16 de julho de 2024
RELIGIÃO

Mistério da salvação

Por Padre Charles Borg | Especial para a Folha da Região
| Tempo de leitura: 2 min
Reprodução/ Musei Vaticani
S. Paulo, escola pós-bizantina

A caridade não acabará! O conhecido hino da caridade, que se encontra na primeira carta do apóstolo Paulo aos cristãos de Corinto, é uma das páginas mais conhecidas da Sagrada Escritura! O que pouca gente nota é que este hino se insere num contexto eucarístico. Imediatamente antes de apresentar seu celebrado texto, o apóstolo Paulo repreende energicamente os cristãos da cidade de Corinto por sua total falta de atenção para com o outro num ritual que tem como marca principal o convívio fraterno. A celebração da Eucaristia, de fato, é primordialmente um ritual de irmãos e irmãs congregados para celebrar a Aliança da Salvação, partindo entre si o alimento sagrado do Corpo e Sangue do Senhor Jesus Cristo!

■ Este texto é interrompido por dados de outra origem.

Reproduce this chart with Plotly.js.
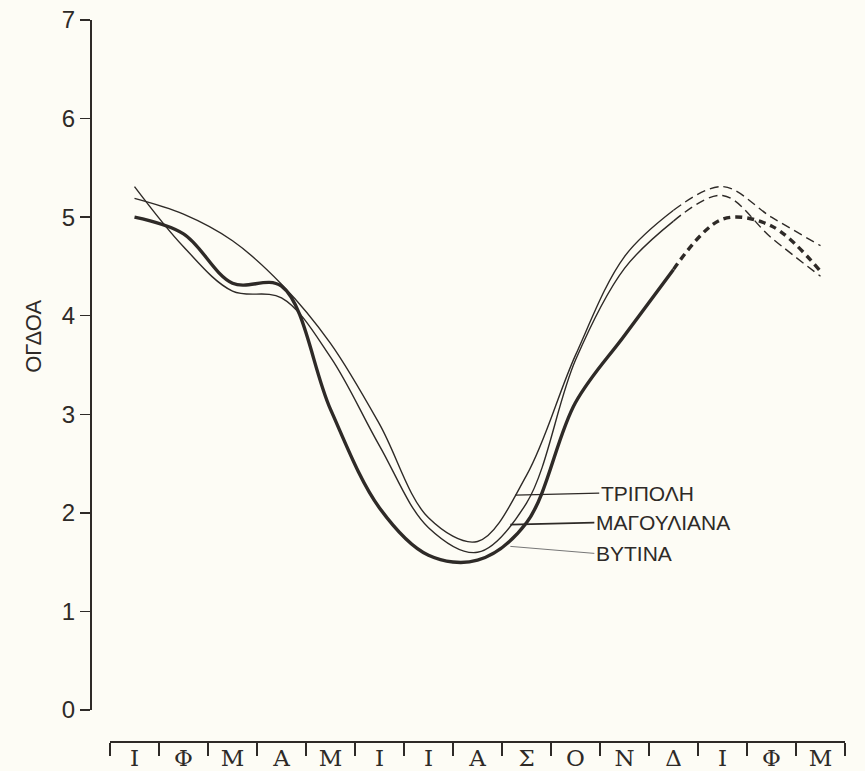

Basta lembrar-se que a primeira missa deu-se no ambiente da Ceia Pascal judaica, ritual marcadamente familiar e festivo. Verdade esta que deu origem à primeira designação do ritual: a celebração da partilha do pão! A designação acena para o profundo grau de familiaridade e de amizade que deve existir entre os convivas. É expressão de tenro apreço repartir o pão com alguém. No relato dos Atos, o evangelista Lucas coloca a fraterna caridade como um dos elementos fundamentais a atrair novas pessoas à fé cristã.

Com o passar do tempo e com a expansão das comunidades cristãs, as celebrações litúrgicas perderam o aspecto primitivo de celebrações familiares e envolventes. A participação na liturgia eucarística, gradualmente, passou a ser entendida e vivida precipuamente no aspecto individual e intimista. A transição deu-se também por conta da ênfase excessivamente doutrinária utilizada na catequese eucarística. A centralidade deixou de ser a partilha fraterna do Corpo e Sangue de Cristo, natural gesto de fraterna aproximação, para fixar-se na profissão doutrinária da presença real do Senhor sob as espécies eucarísticas. Até em nossos dias, fica evidente reparar como para muitos, participar da celebração eucaristia, e consequentemente da comunhão Eucarística, é um ritual de adoração, de piedade individual. Sem dar-se conta, as comunidades cristãs, envolvidas por esta ambígua espiritualidade eucarística, repetem os mesmos equívocos da comunidade de Corinto, merecedora das advertências do apóstolo Paulo.

Entender, e viver, a celebração eucarística em sua original e profética dimensão fraterna é oferecer ao mundo atual, marcado pelo distanciamento e carente de fraternal aproximação entre as pessoas, eloquente testemunho de comprometida caridade. Congregando seus discípulos em torno de uma mesma mesa, iluminando-os com a mesma Palavra e alimentando-os com o mesmo Pão, o Senhor Jesus profetiza que um outro mundo é possível, marcado por uma caridade sempre viçosa, sempre fecunda! Viver a Eucaristia em sua mais profunda dimensão de precioso e admirável banquete representa o mais acabado, e convincente, anuncio profético do mistério de salvação!